Zombi, alieni e personal computer
Non c'è più alcun dubbio: i morti viventi sono davvero tornati. Accantonati dalla produzione cinematografica per numerosi anni, è stato sufficiente l'ottimo remake americano degli zombi romeriani, L'alba dei morti viventi , insieme a due produzioni inglesi come 28 giorni dopo e Shaun of the Dead per riportare in auge un genere ricco di fascino e di appassionati. Il prolificare continuo di pellicole con al centro storie di morti viventi risorti (avremo una chiara percezione di questa tendenza produttiva nei prossimi due, tre anni) è stata la conseguenza di questa riscoperta che raggiungerà il suo culmine tra due settimane con l'arrivo del quarto episodio della saga di Gorge A. Romero, ideale fondatore, teorico e maestro del genere in questione. Nell'attesa, esce anche dalle nostre parti questo Undead, un piccolo ed interessante film australiano negli scaffali da un pò, dai pochissimi mezzi e le numerose sorprese.

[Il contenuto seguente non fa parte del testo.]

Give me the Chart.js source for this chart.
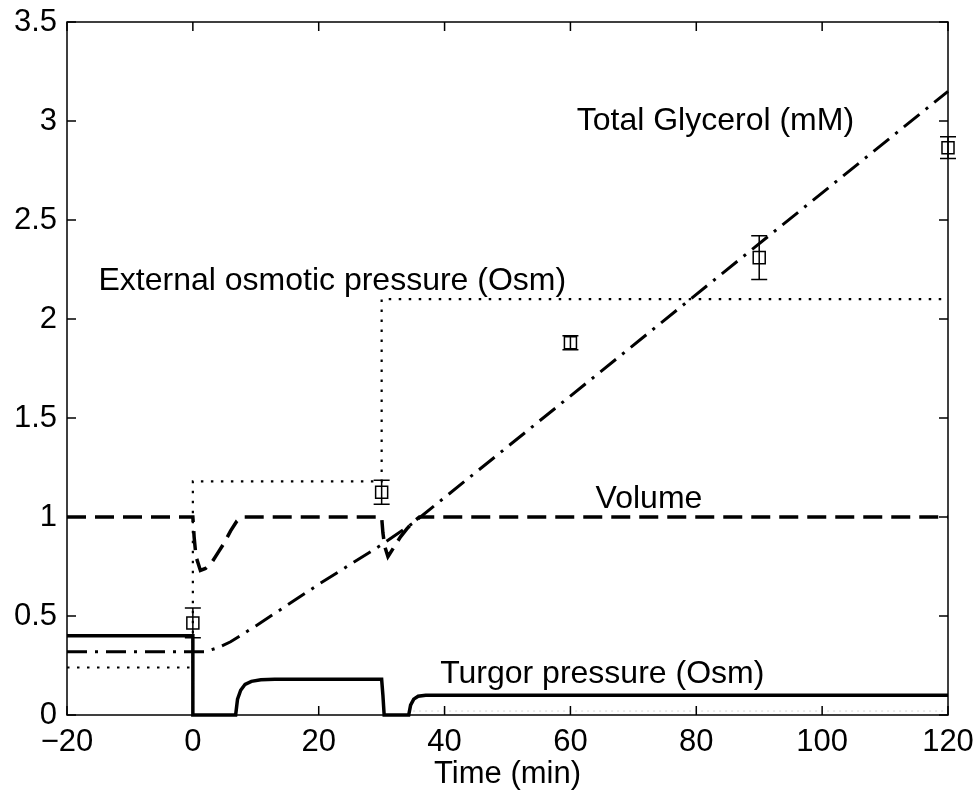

Nel tranquillo villaggio di pescatori di Berkeley, la quieta se non apatica vita dei cittadini è improvvisamente turbata da strani fenomeni naturali. Sembra infatti che dal cielo piovano alcuni meteoriti distruttivi che bombardano la città causandone un' infezione sconosciuta in conseguenza della quale molti individui diventano degli zombi. Tra le prime a rendersi conto dello strano fenomeno c'è Rene: la reginetta di bellezza del villaggio che medita di scappare in una grande città dopo aver perso la fattoria di famiglia per pagare i debiti con la banca. Trovatasi in mezzo al sanguinoso delirio zombesco, ripiegherà in una casa sperduta dove ad accoglierla troverà il matto del villaggio, ed altri quattro sopravvissuti. La lotta per la sopravvivenza, sarà motivo di altre incredibili scoperte.
Fedele a tutti gli stereotipi situazionali e comportamentali del genere (l'assalto improvviso, il barricamento in casa, la fuga, il contrasto per la leadership), Undead è un bizzarro horror b-movie casalingo tinto di science fiction, privo di qualunque pretesa e sostenuto da uno scansonato gusto per l'intrattenimento che ricorda in qualche modo gli esordi di Peter Jackson, seppur i fratelli Peter e Michael Spiering non sembrino mai in grado di eguagliare il regista neozelandese per ciò che riguarda il suo naturale talento narrativo.
Quello che invece sorprende molto e in qualche modo condiziona il giudizio sul film è il percorso dei due cineasti e la loro grande padronanza dei moderni strumenti tecnici, trattandosi di una pellicola girata a loro spese in 16mm (pompata successivamente a 35mm) renderizzata e post-prodotta interamente sui personal computer di casa dei due co-registi in nove mesi. Realizzatori e produttori di cortometraggi dall'età di dieci anni, i due fratelli si sono laureati nel 1997 al Queensland College of Art e da allora si occupano con massima cognizione di cinema rivestendo insieme tutti i ruoli: dalla regia alla produzione, dalla scenografia alla fotografia. Tanto di cappello.